4 of 4 people found the following review helpful
Alexander at War,
This review is from: Alexander the Great (Osprey Military) (Paperback)
Alexander the Great was arguably the greatest military strategist and warrior in history. In this book, Nick Sekunda, an expert on Ancient Greek and Persian Warfare, and John Warry a scholar on the late-Hellenistic World, bring about several years worth of original research on the army and military campaigns of Alexander.
Essentially this book is a combination of two seperate titles - 'The Army of Alexander the Great' by Sekunda, and 'Alexander 334-323 BC' by Warry - both of which are published seperately by Osprey Military Publishing.
The first book is a fascinating look at the development of the Macedonian army, it's equipment, training and military units, from the famous Companion Cavalry to the Prodromoi, Pezhetairoi phalangists and the silver shield Hypaspists. It also covers Alexander's mercenary contingents and other topics such as logistics, organisation, tactics and the army on the march.

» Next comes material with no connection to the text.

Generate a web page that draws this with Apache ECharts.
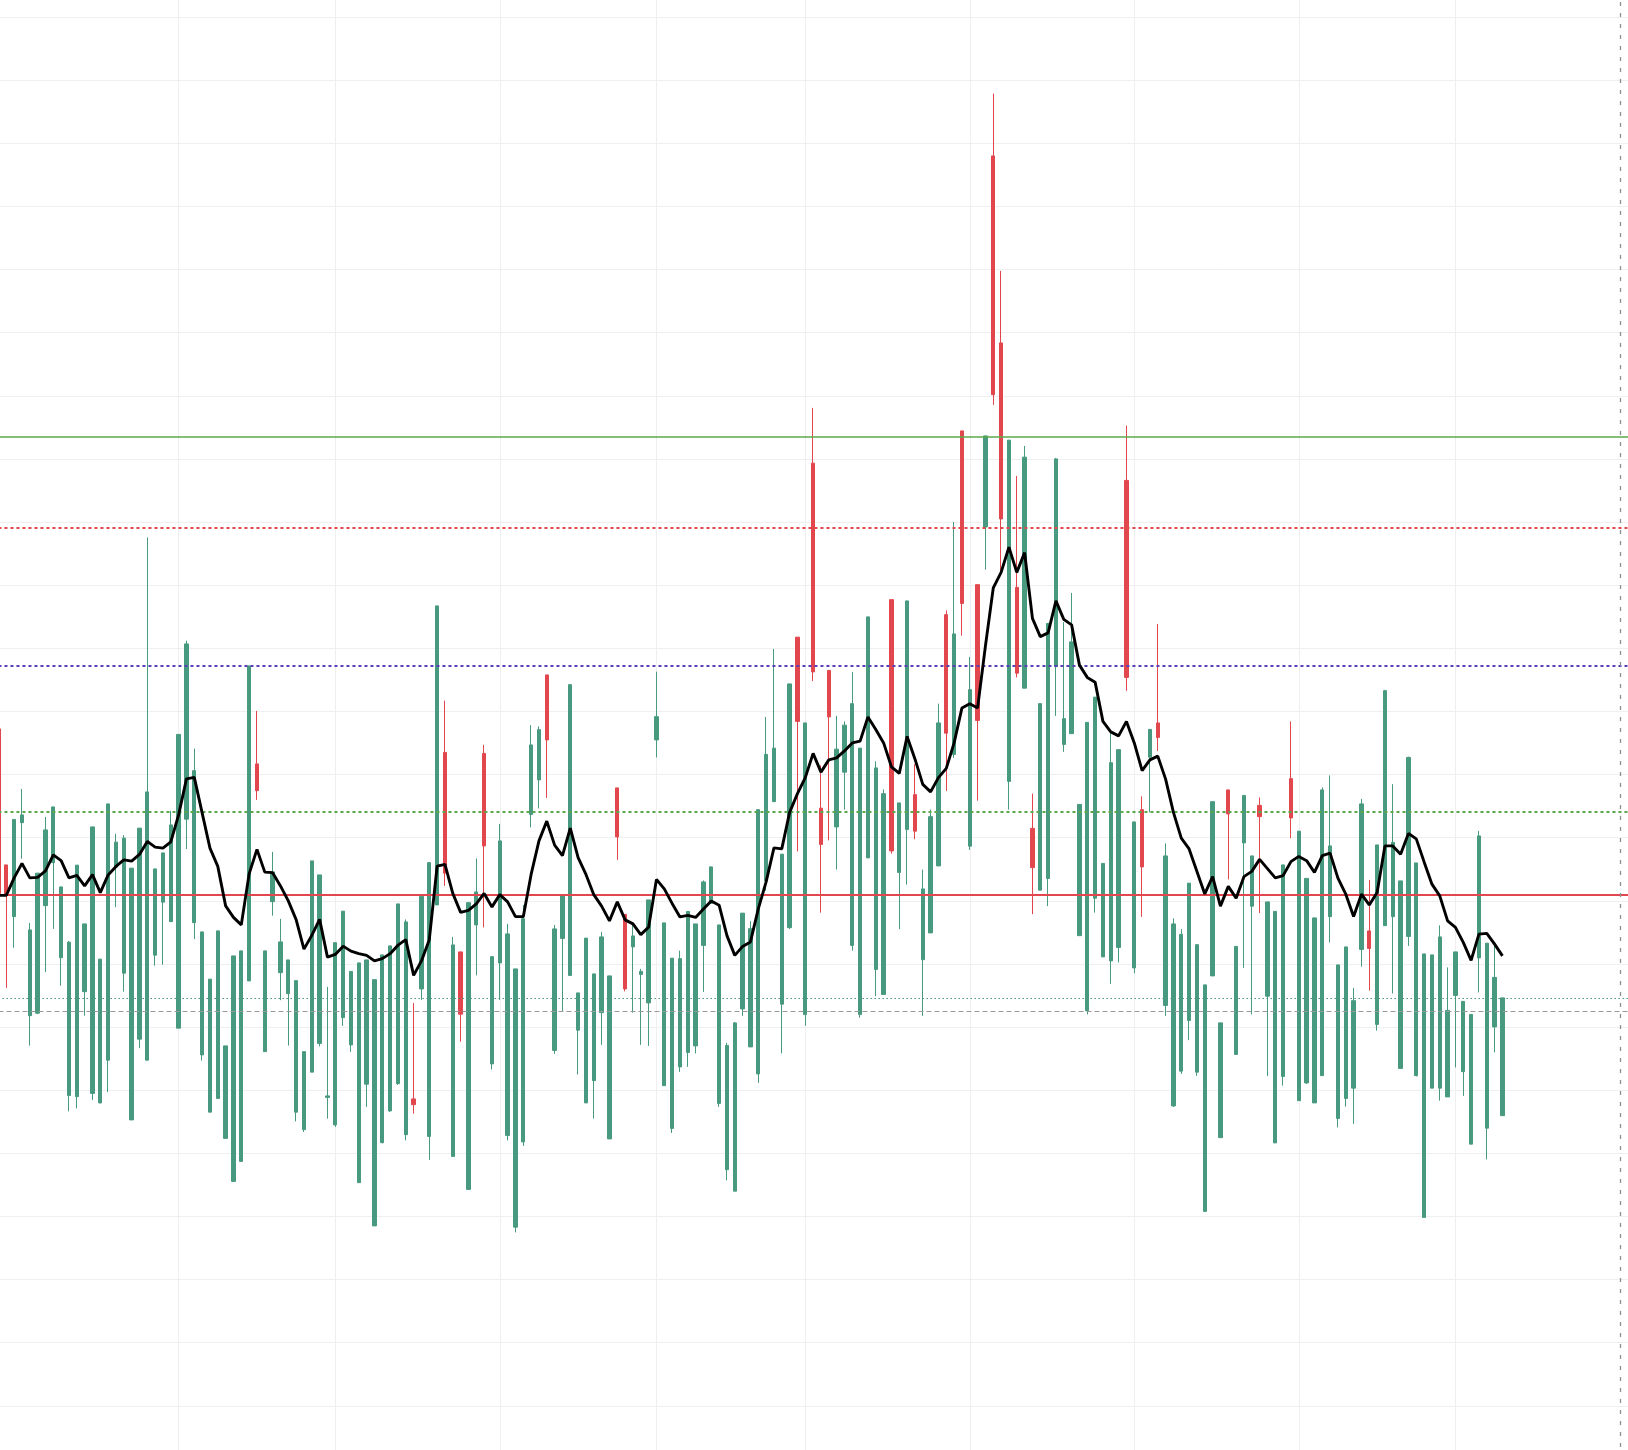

Nick Sekunda brings some new archaeological research to this section, claiming that by studying paint samples from classical statues, we can determine what colour were the uniforms of Alexander's army. What we end up with is some questionable (although excellently drawn) colour plates by Angus McBride, which shows Alexander's soldiers in pink helmets, with purple, yellow and blue stripped armour. I personally doubt that Alexander's army would have been so colourful, and later illustrations by Geiger in the second book show them in more realistic and sombre tones.
The Second book by Warry covers Alexander's military campaigns, giving us an overview of the opposing forces, as well as their armies and commanders. Warry then takes us on a tour Alexander's main battles starting with Granicus; but the main emphasis is on the Siege of Tyre, the Battle of Gaugamela and the fighting at the Hydaspes river. Various tactical and strategic maps accompany the text, showing us the movements of the Macedonian, Persian and Indian Forces throughout the campaign. Richard Geiger provides a dozen colour illustrations that demonstrate the appearance of the soldiers of the time, although they are not as detailed or as expressive as Angus McBride's earlier work.
Dozens of photographs and line drawings, as well as colour plates, maps and a glossary make this a brilliant introduction to Alexander's military machine. Sekunda and Warry's Text is readable and informative, as well as being easily understandable.
A worthy recommendation for those who would like to understand how Alexander could conquer the known world of his time.